DATASET ENTRIES ::
--------------------------------

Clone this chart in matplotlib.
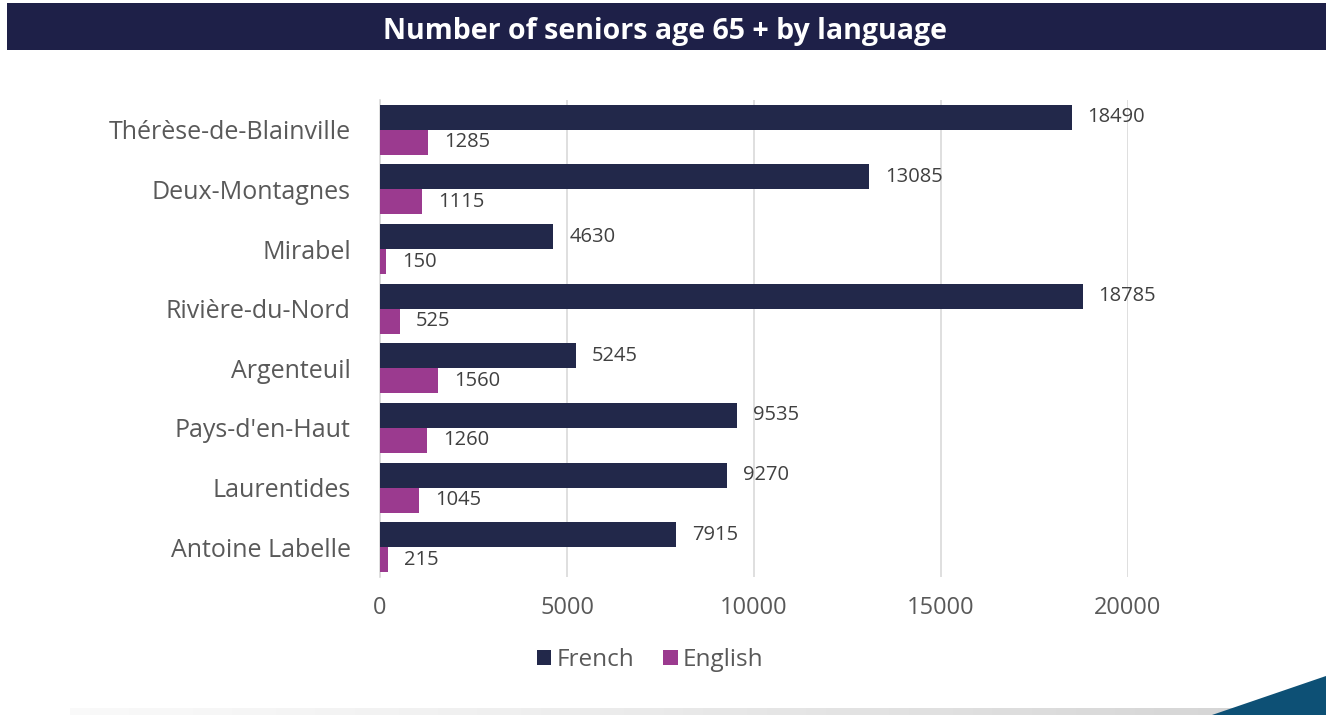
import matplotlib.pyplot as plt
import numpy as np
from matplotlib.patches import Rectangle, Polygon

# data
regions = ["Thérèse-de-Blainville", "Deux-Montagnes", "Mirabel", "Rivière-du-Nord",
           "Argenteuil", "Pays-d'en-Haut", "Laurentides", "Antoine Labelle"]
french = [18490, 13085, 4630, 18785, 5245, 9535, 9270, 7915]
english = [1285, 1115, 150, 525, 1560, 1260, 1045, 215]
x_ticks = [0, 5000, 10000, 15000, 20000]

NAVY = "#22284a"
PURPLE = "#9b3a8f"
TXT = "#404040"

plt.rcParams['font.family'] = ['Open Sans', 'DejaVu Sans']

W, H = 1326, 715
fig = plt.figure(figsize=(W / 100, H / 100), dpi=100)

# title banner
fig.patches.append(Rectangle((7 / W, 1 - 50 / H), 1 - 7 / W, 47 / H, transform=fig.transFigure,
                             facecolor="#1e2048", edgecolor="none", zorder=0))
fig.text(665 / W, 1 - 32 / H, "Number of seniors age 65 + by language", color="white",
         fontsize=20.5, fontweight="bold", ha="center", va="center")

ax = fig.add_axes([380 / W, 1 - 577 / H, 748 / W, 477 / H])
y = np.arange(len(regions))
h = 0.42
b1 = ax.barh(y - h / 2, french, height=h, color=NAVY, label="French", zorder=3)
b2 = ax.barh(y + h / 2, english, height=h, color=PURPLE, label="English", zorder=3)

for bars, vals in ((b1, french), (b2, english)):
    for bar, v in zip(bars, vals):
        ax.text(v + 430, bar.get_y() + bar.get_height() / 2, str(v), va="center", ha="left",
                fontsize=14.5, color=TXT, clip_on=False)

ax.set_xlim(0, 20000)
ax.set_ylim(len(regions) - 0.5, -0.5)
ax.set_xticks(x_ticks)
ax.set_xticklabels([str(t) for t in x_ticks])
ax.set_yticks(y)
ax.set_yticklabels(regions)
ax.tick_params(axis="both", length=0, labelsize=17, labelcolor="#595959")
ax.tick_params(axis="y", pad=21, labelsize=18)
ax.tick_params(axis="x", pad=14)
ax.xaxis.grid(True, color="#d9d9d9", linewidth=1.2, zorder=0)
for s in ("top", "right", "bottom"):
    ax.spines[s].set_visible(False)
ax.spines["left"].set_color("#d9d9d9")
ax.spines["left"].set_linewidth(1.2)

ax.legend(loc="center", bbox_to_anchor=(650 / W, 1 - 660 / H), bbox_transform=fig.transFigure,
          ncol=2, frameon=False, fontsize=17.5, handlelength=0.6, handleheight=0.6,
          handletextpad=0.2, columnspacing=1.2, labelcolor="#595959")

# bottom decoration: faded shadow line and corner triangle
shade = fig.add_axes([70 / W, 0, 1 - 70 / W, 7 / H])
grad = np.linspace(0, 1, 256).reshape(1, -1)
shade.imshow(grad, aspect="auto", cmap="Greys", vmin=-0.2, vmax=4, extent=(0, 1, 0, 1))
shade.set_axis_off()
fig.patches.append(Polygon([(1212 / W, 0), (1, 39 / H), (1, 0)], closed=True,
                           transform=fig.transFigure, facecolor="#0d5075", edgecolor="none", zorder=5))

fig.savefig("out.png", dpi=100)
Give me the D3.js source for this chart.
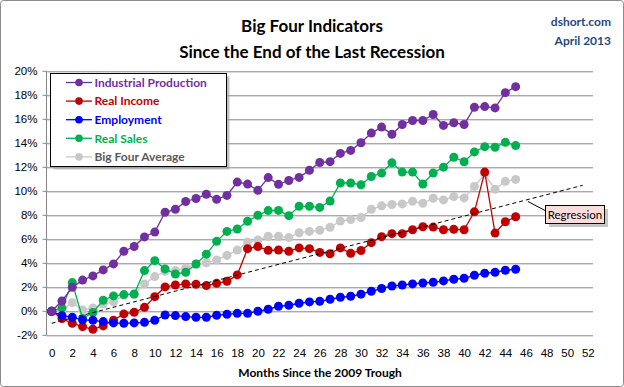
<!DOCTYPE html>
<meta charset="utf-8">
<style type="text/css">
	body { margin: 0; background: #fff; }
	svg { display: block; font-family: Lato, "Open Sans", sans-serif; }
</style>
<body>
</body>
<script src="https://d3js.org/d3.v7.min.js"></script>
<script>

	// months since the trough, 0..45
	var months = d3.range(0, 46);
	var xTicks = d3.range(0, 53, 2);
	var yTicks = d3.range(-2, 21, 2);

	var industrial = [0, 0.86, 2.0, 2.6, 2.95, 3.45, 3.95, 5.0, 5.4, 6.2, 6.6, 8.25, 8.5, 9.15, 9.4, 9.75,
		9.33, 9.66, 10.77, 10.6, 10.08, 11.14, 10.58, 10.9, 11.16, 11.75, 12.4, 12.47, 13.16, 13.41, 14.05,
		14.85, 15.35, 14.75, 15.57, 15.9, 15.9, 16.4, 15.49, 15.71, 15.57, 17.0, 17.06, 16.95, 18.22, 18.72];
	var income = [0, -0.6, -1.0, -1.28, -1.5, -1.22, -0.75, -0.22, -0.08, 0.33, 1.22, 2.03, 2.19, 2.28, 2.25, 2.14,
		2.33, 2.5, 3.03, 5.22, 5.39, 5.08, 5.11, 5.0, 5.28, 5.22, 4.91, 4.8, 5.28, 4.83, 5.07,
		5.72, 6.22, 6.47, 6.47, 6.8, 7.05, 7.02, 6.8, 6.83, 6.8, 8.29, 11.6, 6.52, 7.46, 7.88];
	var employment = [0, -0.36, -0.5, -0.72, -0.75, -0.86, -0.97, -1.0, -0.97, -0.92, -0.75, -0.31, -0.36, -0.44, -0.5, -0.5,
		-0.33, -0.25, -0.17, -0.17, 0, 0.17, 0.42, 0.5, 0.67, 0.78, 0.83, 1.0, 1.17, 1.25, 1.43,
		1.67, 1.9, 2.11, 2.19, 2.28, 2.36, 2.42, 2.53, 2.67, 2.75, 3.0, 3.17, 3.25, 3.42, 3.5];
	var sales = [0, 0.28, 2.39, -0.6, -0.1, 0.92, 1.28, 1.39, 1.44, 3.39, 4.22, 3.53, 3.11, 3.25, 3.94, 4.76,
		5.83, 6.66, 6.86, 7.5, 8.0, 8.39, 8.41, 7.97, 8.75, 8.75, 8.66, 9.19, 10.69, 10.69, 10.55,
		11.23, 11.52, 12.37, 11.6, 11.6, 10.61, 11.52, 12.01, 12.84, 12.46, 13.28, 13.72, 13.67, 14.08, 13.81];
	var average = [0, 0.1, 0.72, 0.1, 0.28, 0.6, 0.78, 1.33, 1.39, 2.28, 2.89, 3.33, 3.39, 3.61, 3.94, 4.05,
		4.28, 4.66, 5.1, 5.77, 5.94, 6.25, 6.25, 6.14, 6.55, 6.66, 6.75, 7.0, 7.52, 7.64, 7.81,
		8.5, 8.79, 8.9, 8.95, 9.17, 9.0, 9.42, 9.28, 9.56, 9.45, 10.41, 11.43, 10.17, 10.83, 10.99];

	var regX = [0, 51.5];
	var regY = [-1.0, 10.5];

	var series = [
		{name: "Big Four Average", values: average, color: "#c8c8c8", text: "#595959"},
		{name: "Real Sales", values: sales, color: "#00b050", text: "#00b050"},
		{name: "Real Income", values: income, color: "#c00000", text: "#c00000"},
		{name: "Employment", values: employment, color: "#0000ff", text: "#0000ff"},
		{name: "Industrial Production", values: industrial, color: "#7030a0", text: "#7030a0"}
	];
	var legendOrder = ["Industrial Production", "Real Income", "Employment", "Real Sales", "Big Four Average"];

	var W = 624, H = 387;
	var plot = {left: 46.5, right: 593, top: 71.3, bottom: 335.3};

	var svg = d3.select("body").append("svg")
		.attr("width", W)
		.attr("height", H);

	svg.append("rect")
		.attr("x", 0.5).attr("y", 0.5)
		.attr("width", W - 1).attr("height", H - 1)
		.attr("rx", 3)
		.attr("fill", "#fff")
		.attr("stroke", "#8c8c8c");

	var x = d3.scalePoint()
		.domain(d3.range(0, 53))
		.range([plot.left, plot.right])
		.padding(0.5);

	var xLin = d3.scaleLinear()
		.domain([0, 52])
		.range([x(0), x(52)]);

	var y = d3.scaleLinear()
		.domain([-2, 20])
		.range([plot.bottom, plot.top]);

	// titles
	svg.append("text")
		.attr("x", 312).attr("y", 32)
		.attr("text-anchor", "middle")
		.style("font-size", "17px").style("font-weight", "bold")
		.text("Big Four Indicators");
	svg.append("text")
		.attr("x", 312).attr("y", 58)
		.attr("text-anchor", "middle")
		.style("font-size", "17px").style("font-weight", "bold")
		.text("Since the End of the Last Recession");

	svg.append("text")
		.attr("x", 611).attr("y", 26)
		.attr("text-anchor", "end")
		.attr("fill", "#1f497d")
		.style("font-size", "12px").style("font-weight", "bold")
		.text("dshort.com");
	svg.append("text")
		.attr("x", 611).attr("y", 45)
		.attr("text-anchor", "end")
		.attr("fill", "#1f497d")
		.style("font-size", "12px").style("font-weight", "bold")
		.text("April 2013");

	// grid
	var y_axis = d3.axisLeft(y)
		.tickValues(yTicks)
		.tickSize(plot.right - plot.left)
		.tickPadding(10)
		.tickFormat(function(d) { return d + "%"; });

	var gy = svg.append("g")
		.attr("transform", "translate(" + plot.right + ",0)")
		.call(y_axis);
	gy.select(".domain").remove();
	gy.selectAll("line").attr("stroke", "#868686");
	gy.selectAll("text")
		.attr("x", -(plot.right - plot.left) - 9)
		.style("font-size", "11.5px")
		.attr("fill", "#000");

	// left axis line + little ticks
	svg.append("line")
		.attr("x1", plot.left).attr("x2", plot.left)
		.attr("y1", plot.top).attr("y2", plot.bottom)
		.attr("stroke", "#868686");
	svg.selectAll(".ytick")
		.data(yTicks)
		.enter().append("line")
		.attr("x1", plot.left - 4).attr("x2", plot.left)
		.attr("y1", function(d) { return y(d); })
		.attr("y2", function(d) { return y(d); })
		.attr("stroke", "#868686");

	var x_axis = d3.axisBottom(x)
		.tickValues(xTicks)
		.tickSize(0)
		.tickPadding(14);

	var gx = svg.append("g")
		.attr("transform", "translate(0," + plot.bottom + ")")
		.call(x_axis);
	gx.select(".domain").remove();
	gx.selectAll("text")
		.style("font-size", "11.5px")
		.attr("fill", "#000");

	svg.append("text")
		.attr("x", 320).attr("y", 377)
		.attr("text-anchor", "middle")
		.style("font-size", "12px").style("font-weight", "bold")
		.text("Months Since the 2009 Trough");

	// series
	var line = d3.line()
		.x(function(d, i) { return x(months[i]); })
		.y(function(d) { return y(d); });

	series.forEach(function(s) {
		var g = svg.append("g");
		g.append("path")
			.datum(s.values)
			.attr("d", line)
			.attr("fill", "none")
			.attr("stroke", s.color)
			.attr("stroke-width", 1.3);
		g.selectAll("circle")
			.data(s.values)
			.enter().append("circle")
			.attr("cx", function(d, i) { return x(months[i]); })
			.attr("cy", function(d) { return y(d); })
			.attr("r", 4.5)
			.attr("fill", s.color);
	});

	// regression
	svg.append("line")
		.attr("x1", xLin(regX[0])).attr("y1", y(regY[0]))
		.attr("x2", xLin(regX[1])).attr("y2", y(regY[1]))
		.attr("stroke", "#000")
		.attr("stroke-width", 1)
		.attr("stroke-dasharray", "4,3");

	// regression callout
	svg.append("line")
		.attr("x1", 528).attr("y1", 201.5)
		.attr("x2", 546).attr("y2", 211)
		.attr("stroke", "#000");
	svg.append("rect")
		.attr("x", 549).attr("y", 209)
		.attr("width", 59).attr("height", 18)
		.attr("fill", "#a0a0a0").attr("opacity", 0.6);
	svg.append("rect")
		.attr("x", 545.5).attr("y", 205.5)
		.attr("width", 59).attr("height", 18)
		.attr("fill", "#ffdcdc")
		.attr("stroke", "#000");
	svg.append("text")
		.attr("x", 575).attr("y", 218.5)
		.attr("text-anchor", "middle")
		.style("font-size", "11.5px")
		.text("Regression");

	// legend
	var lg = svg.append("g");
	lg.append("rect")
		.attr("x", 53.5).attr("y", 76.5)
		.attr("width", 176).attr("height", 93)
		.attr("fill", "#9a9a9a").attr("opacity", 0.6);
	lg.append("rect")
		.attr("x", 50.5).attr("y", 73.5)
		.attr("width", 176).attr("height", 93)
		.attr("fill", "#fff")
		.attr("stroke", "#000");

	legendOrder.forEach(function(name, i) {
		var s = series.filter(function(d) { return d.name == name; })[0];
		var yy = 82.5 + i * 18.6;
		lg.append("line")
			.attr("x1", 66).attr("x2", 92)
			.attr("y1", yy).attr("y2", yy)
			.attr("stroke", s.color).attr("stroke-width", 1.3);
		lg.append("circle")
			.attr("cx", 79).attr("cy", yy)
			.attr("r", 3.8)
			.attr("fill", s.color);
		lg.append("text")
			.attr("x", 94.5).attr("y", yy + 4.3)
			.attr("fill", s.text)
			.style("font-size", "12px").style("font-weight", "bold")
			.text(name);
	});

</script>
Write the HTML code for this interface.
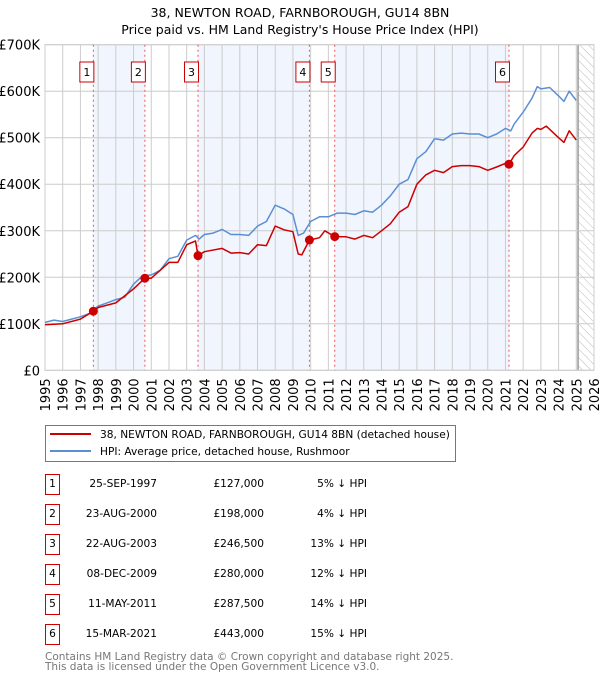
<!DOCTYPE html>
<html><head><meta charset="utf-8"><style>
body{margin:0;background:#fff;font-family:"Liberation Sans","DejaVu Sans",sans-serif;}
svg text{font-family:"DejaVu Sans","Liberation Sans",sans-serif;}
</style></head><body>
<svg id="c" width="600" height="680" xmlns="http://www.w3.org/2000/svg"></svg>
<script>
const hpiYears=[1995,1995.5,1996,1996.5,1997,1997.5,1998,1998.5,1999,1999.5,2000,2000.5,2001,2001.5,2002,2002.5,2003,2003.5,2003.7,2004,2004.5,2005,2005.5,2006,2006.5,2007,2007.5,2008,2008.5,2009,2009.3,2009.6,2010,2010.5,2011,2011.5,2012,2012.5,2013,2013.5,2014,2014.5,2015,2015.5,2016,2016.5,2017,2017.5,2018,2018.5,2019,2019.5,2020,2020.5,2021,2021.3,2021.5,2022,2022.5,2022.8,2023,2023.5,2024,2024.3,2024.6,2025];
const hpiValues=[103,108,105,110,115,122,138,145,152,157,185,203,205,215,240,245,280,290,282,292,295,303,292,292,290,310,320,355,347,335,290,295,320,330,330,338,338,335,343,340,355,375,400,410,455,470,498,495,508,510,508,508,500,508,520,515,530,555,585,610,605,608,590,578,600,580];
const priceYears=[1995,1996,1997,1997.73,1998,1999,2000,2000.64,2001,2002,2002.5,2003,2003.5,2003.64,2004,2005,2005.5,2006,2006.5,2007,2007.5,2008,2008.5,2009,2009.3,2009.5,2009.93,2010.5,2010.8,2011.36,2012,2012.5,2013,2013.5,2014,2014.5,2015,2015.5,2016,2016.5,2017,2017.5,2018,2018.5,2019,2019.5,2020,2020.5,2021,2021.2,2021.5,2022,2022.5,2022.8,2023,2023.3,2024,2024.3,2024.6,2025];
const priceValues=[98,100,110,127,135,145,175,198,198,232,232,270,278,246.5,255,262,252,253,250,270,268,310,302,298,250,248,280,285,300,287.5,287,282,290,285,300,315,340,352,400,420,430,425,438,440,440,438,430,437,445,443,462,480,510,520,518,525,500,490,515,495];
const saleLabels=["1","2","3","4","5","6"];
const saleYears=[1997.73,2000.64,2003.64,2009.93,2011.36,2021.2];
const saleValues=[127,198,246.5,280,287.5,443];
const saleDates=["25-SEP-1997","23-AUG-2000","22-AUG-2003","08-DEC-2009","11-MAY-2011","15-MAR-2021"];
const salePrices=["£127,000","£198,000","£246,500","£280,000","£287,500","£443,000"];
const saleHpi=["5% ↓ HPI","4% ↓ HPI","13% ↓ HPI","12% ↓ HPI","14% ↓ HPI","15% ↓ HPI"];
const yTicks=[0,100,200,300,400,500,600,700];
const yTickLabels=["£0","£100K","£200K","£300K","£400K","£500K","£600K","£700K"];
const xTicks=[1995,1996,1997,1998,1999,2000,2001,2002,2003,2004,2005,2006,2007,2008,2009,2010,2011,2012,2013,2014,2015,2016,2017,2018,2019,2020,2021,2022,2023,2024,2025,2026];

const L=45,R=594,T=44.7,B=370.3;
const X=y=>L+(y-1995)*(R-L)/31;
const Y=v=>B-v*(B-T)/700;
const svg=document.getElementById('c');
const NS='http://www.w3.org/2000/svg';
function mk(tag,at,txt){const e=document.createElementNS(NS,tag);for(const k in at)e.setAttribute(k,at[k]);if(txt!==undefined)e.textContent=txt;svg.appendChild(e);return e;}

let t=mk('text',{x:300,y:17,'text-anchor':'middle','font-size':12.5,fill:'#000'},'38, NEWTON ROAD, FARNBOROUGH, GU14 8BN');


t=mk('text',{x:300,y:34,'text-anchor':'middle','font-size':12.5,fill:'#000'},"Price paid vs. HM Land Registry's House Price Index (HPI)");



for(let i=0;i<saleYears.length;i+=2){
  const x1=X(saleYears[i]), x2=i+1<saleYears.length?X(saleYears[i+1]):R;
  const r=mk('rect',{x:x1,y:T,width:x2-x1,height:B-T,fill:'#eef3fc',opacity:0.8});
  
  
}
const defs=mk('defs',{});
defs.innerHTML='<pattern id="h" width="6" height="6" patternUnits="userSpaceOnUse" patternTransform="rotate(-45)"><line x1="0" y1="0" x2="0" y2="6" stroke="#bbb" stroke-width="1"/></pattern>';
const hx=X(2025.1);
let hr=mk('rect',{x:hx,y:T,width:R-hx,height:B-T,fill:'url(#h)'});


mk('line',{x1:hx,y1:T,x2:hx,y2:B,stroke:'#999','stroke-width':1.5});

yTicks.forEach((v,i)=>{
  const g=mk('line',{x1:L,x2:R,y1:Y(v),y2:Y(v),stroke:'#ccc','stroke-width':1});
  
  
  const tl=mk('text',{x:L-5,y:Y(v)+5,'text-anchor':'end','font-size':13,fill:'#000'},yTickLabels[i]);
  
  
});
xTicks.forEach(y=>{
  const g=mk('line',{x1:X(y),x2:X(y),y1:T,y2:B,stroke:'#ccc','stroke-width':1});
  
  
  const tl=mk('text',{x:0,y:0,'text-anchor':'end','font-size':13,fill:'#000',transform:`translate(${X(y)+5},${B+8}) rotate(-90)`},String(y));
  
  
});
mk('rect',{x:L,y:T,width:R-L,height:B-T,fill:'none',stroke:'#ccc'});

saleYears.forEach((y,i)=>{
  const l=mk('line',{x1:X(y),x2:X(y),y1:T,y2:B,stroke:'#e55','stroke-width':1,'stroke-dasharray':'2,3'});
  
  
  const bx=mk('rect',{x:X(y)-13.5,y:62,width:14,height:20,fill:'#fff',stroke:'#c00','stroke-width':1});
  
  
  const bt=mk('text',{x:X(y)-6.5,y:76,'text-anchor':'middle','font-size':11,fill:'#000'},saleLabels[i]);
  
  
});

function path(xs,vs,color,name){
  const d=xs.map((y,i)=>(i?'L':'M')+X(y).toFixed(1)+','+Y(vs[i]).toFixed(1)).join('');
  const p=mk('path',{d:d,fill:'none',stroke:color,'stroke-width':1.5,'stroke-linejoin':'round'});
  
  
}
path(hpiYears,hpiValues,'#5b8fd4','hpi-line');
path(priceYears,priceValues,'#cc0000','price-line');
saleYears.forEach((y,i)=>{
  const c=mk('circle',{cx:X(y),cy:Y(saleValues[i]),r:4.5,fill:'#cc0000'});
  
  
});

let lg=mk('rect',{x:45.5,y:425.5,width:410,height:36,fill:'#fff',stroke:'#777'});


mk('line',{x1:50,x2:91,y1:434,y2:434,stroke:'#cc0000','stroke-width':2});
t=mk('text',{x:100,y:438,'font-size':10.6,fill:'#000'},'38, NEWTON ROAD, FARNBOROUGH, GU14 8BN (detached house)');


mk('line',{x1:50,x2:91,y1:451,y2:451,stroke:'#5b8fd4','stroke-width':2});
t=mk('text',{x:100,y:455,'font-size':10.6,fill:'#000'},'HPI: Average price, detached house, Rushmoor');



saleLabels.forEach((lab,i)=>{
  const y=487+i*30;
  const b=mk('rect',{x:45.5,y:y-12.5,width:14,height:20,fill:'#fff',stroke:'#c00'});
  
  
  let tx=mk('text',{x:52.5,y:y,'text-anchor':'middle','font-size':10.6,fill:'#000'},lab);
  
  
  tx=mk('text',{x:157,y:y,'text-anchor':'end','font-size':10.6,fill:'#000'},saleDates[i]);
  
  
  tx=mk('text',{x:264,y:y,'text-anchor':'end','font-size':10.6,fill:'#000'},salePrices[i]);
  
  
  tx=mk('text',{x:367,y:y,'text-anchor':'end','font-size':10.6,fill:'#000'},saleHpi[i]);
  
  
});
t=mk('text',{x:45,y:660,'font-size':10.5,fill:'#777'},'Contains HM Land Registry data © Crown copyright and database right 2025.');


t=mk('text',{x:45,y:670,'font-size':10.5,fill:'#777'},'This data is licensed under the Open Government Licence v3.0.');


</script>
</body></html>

--------------------------------

TASK STATEMENT :: In the entries above, find the line that contains "fig = plt.figure(figsize=(W", then repeat exactly every line from the first one through that line, with no pictures.

ANSWER FOR THE TASK ::
Clone this chart in matplotlib.
import matplotlib.pyplot as plt
import numpy as np
from matplotlib.patches import Rectangle, Polygon

# data
regions = ["Thérèse-de-Blainville", "Deux-Montagnes", "Mirabel", "Rivière-du-Nord",
           "Argenteuil", "Pays-d'en-Haut", "Laurentides", "Antoine Labelle"]
french = [18490, 13085, 4630, 18785, 5245, 9535, 9270, 7915]
english = [1285, 1115, 150, 525, 1560, 1260, 1045, 215]
x_ticks = [0, 5000, 10000, 15000, 20000]

NAVY = "#22284a"
PURPLE = "#9b3a8f"
TXT = "#404040"

plt.rcParams['font.family'] = ['Open Sans', 'DejaVu Sans']

W, H = 1326, 715
fig = plt.figure(figsize=(W / 100, H / 100), dpi=100)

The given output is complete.